In this Artist Insights, Ray Kleinlein details how his artistic approach has evolved to today, with a focus on his work with striped shirts.
I first noticed the multi-colored, vertical-striped shirt in 2002, on my honeymoon in Paris. I liked the look but didn’t buy one for myself. Back in the States I became obsessed with finding a striped shirt. It took several years for the style to become popular in America so whenever I found one it was like finding a hidden treasure. I’ve amassed quite an array in the ensuing 18 years. In fact, all the shirts I wear now—short and long sleeved, casual and dress—have stripes. When my daughter, in second grade, brought home a men’s shirt she saw in the lost and found at her school, I asked her why she thought it was mine. She said, “Because it has stripes.” Striped shirts have become an integral part of my identity.
For me there is something pleasing and reassuring about the rhythmic repetition of stripes. Within the insistent constancy of the stripe pattern there is the limitless freedom of variations of color, direction, width, etc. Artists who paint stripes like Frank Stella, Bridget Riley, Gene Davis, and Agnes Martin, to name a few, are among my favorites. After describing my admiration of their stripe paintings in graduate school, a professor asked me why I didn’t paint stripes myself. My answer was that I’m a representational painter, not an abstract or minimal painter. I’m an observer who loves the magic that happens when the real world is transformed into a painted image. I paint ordinary objects from the visual landscape of my daily life.
The first time I painted one of my striped shirts was, like most revelations, an epiphany of something that was so obvious. Because I was more interested in painting the stripe pattern than a portrait of a shirt, I decided to ball up the shirt to make it less recognizable as a shirt and more of an abstract sculptural form. The orderly perfection of the stripes became confusing and chaotic. Though I yearn for the serene perfection of Agnes Martin’s stripes, life gives me a crumpled-up shirt on the bedroom floor. In my paintings, however, the shirt is deliberately taken out of its everyday environment and re-contextualized in abstract, minimal space: a quiet, clean, conceptual space intended to invite the viewer to slow down and meditate on the painting, rather than think about the narrative of a crumpled shirt on a floor.
On my first attempt at painting a crumpled-up shirt I learned, too late, about the effect of gravity on the folds in the fabric which start to sag. So much changed from one day to the next that painting from direct observation only would not work. Consequently, unlike most of my other work, my paintings of shirts are done from a combination of photograph and direct observation. I look at a photograph for the structural form of the shirt. I look at the actual shirt under strong studio lights for the color and light.

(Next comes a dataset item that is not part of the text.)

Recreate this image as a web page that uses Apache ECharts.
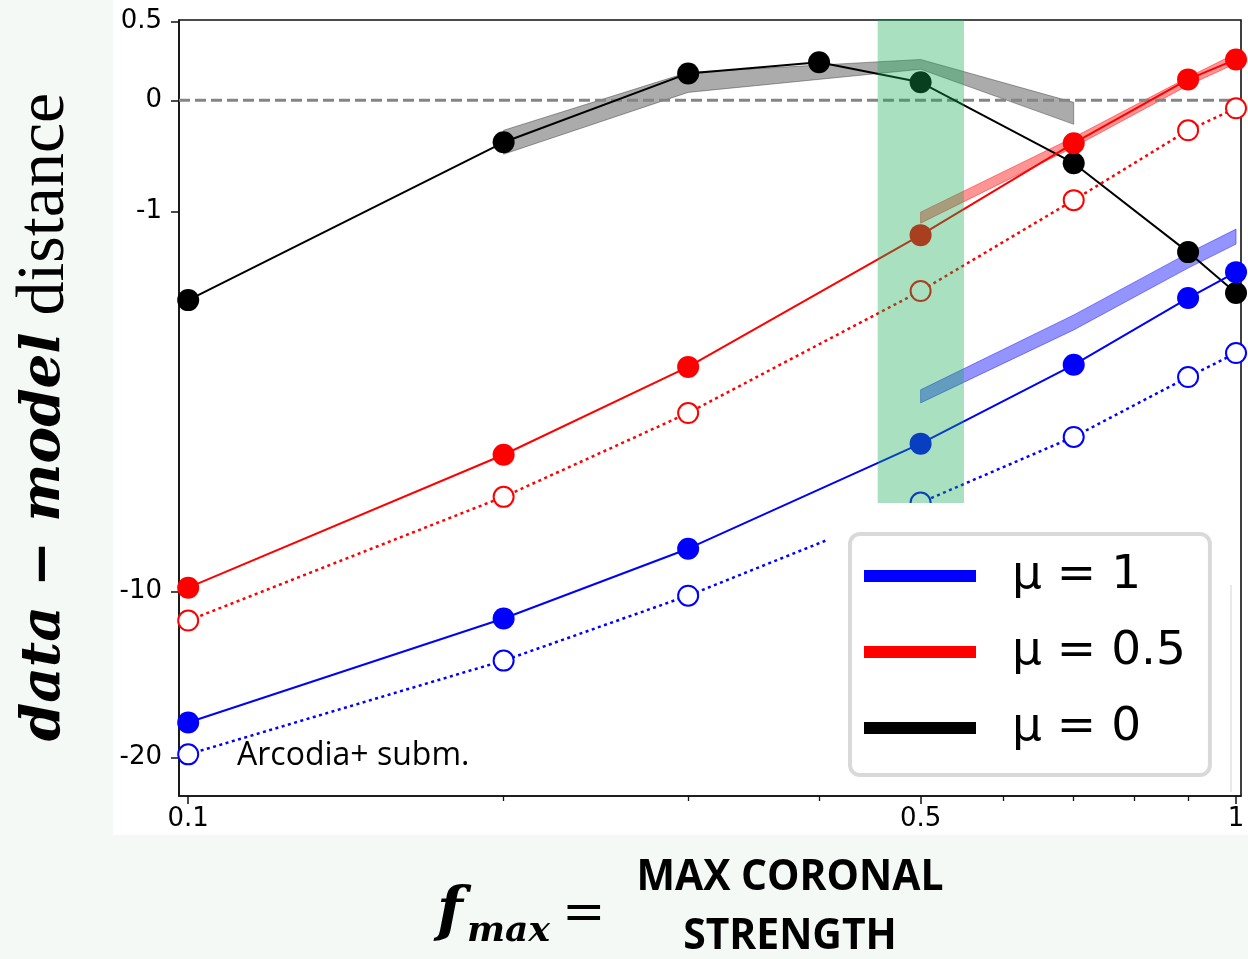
<!DOCTYPE html>
<html><head><meta charset="utf-8">
<script src="https://cdn.jsdelivr.net/npm/echarts@6/dist/echarts.min.js"></script>
<style>html,body{margin:0;padding:0;background:#f4f9f6}#c{width:1248px;height:959px}</style>
</head><body><div id="c"></div>
<script>
// ---- tick definitions ----
const xTicksMajor = [0.1, 0.5, 1];
const xTickLabels = ['0.1', '0.5', '1'];
const xTicksMinor = [0.2, 0.3, 0.4, 0.6, 0.7, 0.8, 0.9];
const yTicks = [0.5, 0, -1, -10, -20];
const yTickLabels = ['0.5', '0', '-1', '-10', '-20'];

// ---- data (f_max vs data-model distance) ----
const fmax = [0.1, 0.2, 0.3, 0.5, 0.7, 0.9, 1.0];
const fmaxBlack = [0.1, 0.2, 0.3, 0.4, 0.5, 0.7, 0.9, 1.0];
const mu0Filled = [-2.146, -0.331, 0.187, 0.259, 0.127, -0.516, -1.48, -2.04];
const mu05Filled = [-9.84, -5.29, -3.29, -1.271, -0.339, 0.147, 0.277];
const mu05Open = [-11.35, -6.50, -4.26, -2.011, -0.879, -0.231, -0.059];
const mu1Filled = [-17.36, -11.25, -8.27, -5.00, -3.25, -2.115, -1.744];
const mu1Open = [-19.75, -13.45, -10.19, -6.68, -4.83, -3.49, -3.03];

// ---- model bands ----
const band0X = [0.2, 0.3, 0.5, 0.7];
const band0Lo = [-0.435, 0.057, 0.214, -0.183];
const band0Hi = [-0.231, 0.194, 0.277, -0.015];
const band05X = [0.5, 0.7, 0.9, 1.0];
const band05Lo = [-1.131, -0.373, 0.106, 0.252];
const band05Hi = [-1.008, -0.289, 0.161, 0.315];
const band1X = [0.5, 0.7, 0.9, 1.0];
const band1Lo = [-4.033, -2.623, -1.689, -1.380];
const band1Hi = [-3.752, -2.377, -1.493, -1.200];

// highlighted f_max range
const greenX = [0.455, 0.55];
const greenY = [0.508, -6.7];

// reference level and axis ranges
const zeroLevel = 0;
const xRange = [0.098, 1.011];
const yRange = [0.508, -23.32];

const seriesNames = ['μ = 1', 'μ = 0.5', 'μ = 0'];

// ---- scale transforms (log x, log(2 - y) y) ----
const X = x => Math.log10(x);
const Y = v => Math.log10(1 - v / 2);
const near = (a, b) => Math.abs(a - b) < 1e-6;

const chart = echarts.init(document.getElementById('c'), null, {renderer: 'canvas'});

function pts(xs, vs) { return xs.map((x, i) => [X(x), Y(vs[i])]); }

function filledLine(name, xs, vs, color) {
  return {type: 'line', name, data: pts(xs, vs), symbol: 'circle', symbolSize: 22,
    itemStyle: {color}, lineStyle: {color, width: 2}, z: 3, silent: true,
    emphasis: {disabled: true}, animation: false};
}
function openLine(name, xs, vs, color) {
  return {type: 'line', name, data: pts(xs, vs), symbol: 'emptyCircle', symbolSize: 20,
    itemStyle: {color, borderColor: color, borderWidth: 2},
    lineStyle: {color, width: 2.5, type: [3, 3.5]}, z: 3, silent: true,
    emphasis: {disabled: true}, animation: false};
}
function bandSeries(name, xs, lo, hi, fill) {
  return {type: 'custom', name, silent: true, z: 1, animation: false,
    data: xs.map((x, i) => [X(x), Y(lo[i]), Y(hi[i])]),
    encode: {x: 0, y: [1, 2]},
    renderItem(params, api) {
      if (params.dataIndex !== 0) return null;
      const top = xs.map((x, i) => api.coord([X(x), Y(hi[i])]));
      const bot = xs.map((x, i) => api.coord([X(x), Y(lo[i])])).reverse();
      return {type: 'polygon', shape: {points: top.concat(bot)},
        style: {fill, stroke: fill, lineWidth: 1}};
    }};
}

const labelFont = {fontFamily: 'DejaVu Sans', fontSize: 26, color: '#000'};

const option = {
  backgroundColor: '#f4f9f6',
  animation: false,
  grid: {left: 179, right: 7, top: 20, bottom: 163, show: true,
    borderColor: '#111', borderWidth: 1.6, backgroundColor: 'transparent'},
  xAxis: [{
    type: 'value', min: X(xRange[0]), max: X(xRange[1]), position: 'bottom',
    axisLine: {show: true, onZero: false, lineStyle: {color: '#111', width: 1.6}},
    axisTick: {show: true, length: 8, customValues: xTicksMajor.map(X), lineStyle: {color: '#111', width: 1.5}},
    axisLabel: Object.assign({show: true, customValues: xTicksMajor.map(X), margin: 10,
      formatter: v => { const i = xTicksMajor.findIndex(t => near(X(t), v)); return i >= 0 ? xTickLabels[i] : ''; }}, labelFont),
    splitLine: {show: false}
  }, {
    type: 'value', min: X(xRange[0]), max: X(xRange[1]), position: 'bottom',
    axisLine: {show: false, onZero: false},
    axisTick: {show: true, length: 5, customValues: xTicksMinor.map(X), lineStyle: {color: '#111', width: 1.3}},
    axisLabel: {show: false},
    splitLine: {show: false}
  }],
  yAxis: {
    type: 'value', inverse: true, min: Y(yRange[0]), max: Y(yRange[1]),
    axisLine: {show: true, onZero: false, lineStyle: {color: '#111', width: 1.6}},
    axisTick: {show: true, length: 8, customValues: yTicks.map(Y), lineStyle: {color: '#111', width: 1.5}},
    axisLabel: Object.assign({show: true, customValues: yTicks.map(Y), margin: 17,
      formatter: v => { const i = yTicks.findIndex(t => near(Y(t), v)); return i >= 0 ? yTickLabels[i] : ''; }}, labelFont),
    splitLine: {show: false}
  },
  legend: {
    data: seriesNames, selectedMode: false, orient: 'vertical', left: 850, top: 534,
    icon: 'rect', itemWidth: 112, itemHeight: 12, itemGap: 26,
    padding: [17, 24, 22, 14], backgroundColor: '#ffffff', borderColor: '#d9d9d9',
    borderWidth: 4, borderRadius: 10, z: 20,
    textStyle: {fontFamily: 'DejaVu Sans', fontSize: 47, color: '#000', lineHeight: 50, padding: [0, 0, 0, 31]}
  },
  series: [
    bandSeries('band0', band0X, band0Lo, band0Hi, 'rgba(0,0,0,0.33)'),
    bandSeries('band05', band05X, band05Lo, band05Hi, 'rgba(255,0,0,0.42)'),
    bandSeries('band1', band1X, band1Lo, band1Hi, 'rgba(0,0,255,0.42)'),
    {
      type: 'line', name: 'zero', silent: true, z: 2, symbol: 'none', animation: false,
      data: [[X(xRange[0]), Y(zeroLevel)], [X(xRange[1]), Y(zeroLevel)]],
      lineStyle: {color: '#858585', width: 3, type: [11, 5]}, emphasis: {disabled: true}
    },
    filledLine(seriesNames[2], fmaxBlack, mu0Filled, '#000000'),
    openLine('μ = 0.5 (open)', fmax, mu05Open, '#ff0000'),
    filledLine(seriesNames[1], fmax, mu05Filled, '#ff0000'),
    openLine('μ = 1 (open)', fmax, mu1Open, '#0000ff'),
    filledLine(seriesNames[0], fmax, mu1Filled, '#0000ff'),
    {
      type: 'custom', name: 'selected', silent: true, z: 5, animation: false,
      data: [[X(greenX[0]), X(greenX[1]), Y(greenY[0]), Y(greenY[1])]],
      encode: {x: [0, 1], y: [2, 3]},
      renderItem(params, api) {
        const p1 = api.coord([api.value(0), api.value(2)]);
        const p2 = api.coord([api.value(1), api.value(3)]);
        return {type: 'rect', shape: {x: p1[0], y: p1[1], width: p2[0] - p1[0], height: p2[1] - p1[1]},
          style: {fill: 'rgba(20,170,85,0.37)'}};
      }
    }
  ],
  graphic: [
    {type: 'rect', z: -10, shape: {x: 113, y: 0, width: 1135, height: 835}, style: {fill: '#ffffff'}, silent: true},
    {type: 'rect', z: 8, shape: {x: 827, y: 503, width: 403, height: 288}, style: {fill: '#ffffff'}, silent: true},
    {type: 'line', z: 9, shape: {x1: 1231, y1: 585, x2: 1231, y2: 792}, style: {stroke: '#e2e2e2', lineWidth: 1.5}, silent: true},
    {type: 'text', z: 9, x: 237, y: 756, silent: true,
      style: {text: 'Arcodia+ subm.', fontFamily: 'Open Sans', fontSize: 32, fill: '#000', align: 'left', verticalAlign: 'middle'}},
    {type: 'text', z: 9, x: 45, y: 417, rotation: Math.PI / 2, silent: true,
      style: {text: '{a|data − model}{b| distance}', align: 'center', verticalAlign: 'middle', fill: '#000',
        rich: {
          a: {fontFamily: 'DejaVu Serif', fontStyle: 'italic', fontWeight: 'bold', fontSize: 55, fill: '#000'},
          b: {fontFamily: 'Liberation Serif', fontSize: 68, fill: '#000'}
        }}},
    {type: 'text', z: 9, x: 437, y: 914, silent: true,
      style: {text: 'f', fontFamily: 'DejaVu Serif', fontStyle: 'italic', fontWeight: 'bold', fontSize: 60, fill: '#000', align: 'left', verticalAlign: 'middle'}},
    {type: 'text', z: 9, x: 467, y: 932, silent: true,
      style: {text: 'max', fontFamily: 'DejaVu Serif', fontStyle: 'italic', fontWeight: 'bold', fontSize: 36, fill: '#000', align: 'left', verticalAlign: 'middle'}},
    {type: 'text', z: 9, x: 562, y: 915, silent: true,
      style: {text: '=', fontFamily: 'DejaVu Serif', fontSize: 52, fill: '#000', align: 'left', verticalAlign: 'middle'}},
    {type: 'text', z: 9, x: 790, y: 878, scaleX: 0.95, silent: true,
      style: {text: 'MAX CORONAL', fontFamily: 'Open Sans', fontWeight: 'bold', fontSize: 43, fill: '#000', align: 'center', verticalAlign: 'middle'}},
    {type: 'text', z: 9, x: 790, y: 937, scaleX: 0.95, silent: true,
      style: {text: 'STRENGTH', fontFamily: 'Open Sans', fontWeight: 'bold', fontSize: 43, fill: '#000', align: 'center', verticalAlign: 'middle'}}
  ]
};
chart.setOption(option);
</script>
</body></html>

As with all my paintings, I do an initial lay-in of color in thin washes to cover the white of the bare canvas. Often this initial lay-in only takes one session, but because the stripe pattern is complicated, for this painting it took several days. And this particular shirt is a bit of an anomaly in my collection of shirts—and my paintings of them—because there are horizontal as well as vertical stripes.
After the initial lay-in, I repaint the entire canvas in a thick impasto. Reproduced in small images my work often looks more illusionistic or “trompe l’oeil” that it actually is. I want the viewer to see that they are looking paint dragged around by a brush manipulated by a human hand. Brushstrokes and globs of dried paint are left visible. The lines of the stripes are not perfect. The lettering of the label is just suggested.
I may repaint the entire canvas several times trying to get the light and color just right. I say “right” rather than “accurate” because although my work is based in reality and direct observation, my goal is not a faithful mimesis of reality. My goal is a work of art that is both a convincing representation of reality as well as a compelling abstract arrangement of light, color, and form. I take liberties with light and color to achieve this sense of “rightness.” As the painting progresses, I look less and less at the shirt on the table in front of me and more and more at the painting itself.
The title of this painting is “Blue and Orange Stripes” and not “Crumpled Shirt” because I’m less concerned with the object, the shirt, and more concerned with light, color, and composition. These are the same concerns as those of the abstract and minimal painters of stripes like Gene Davis and the others I mentioned earlier. So, I too make stripe paintings and have become an abstract painter as well as a representational one.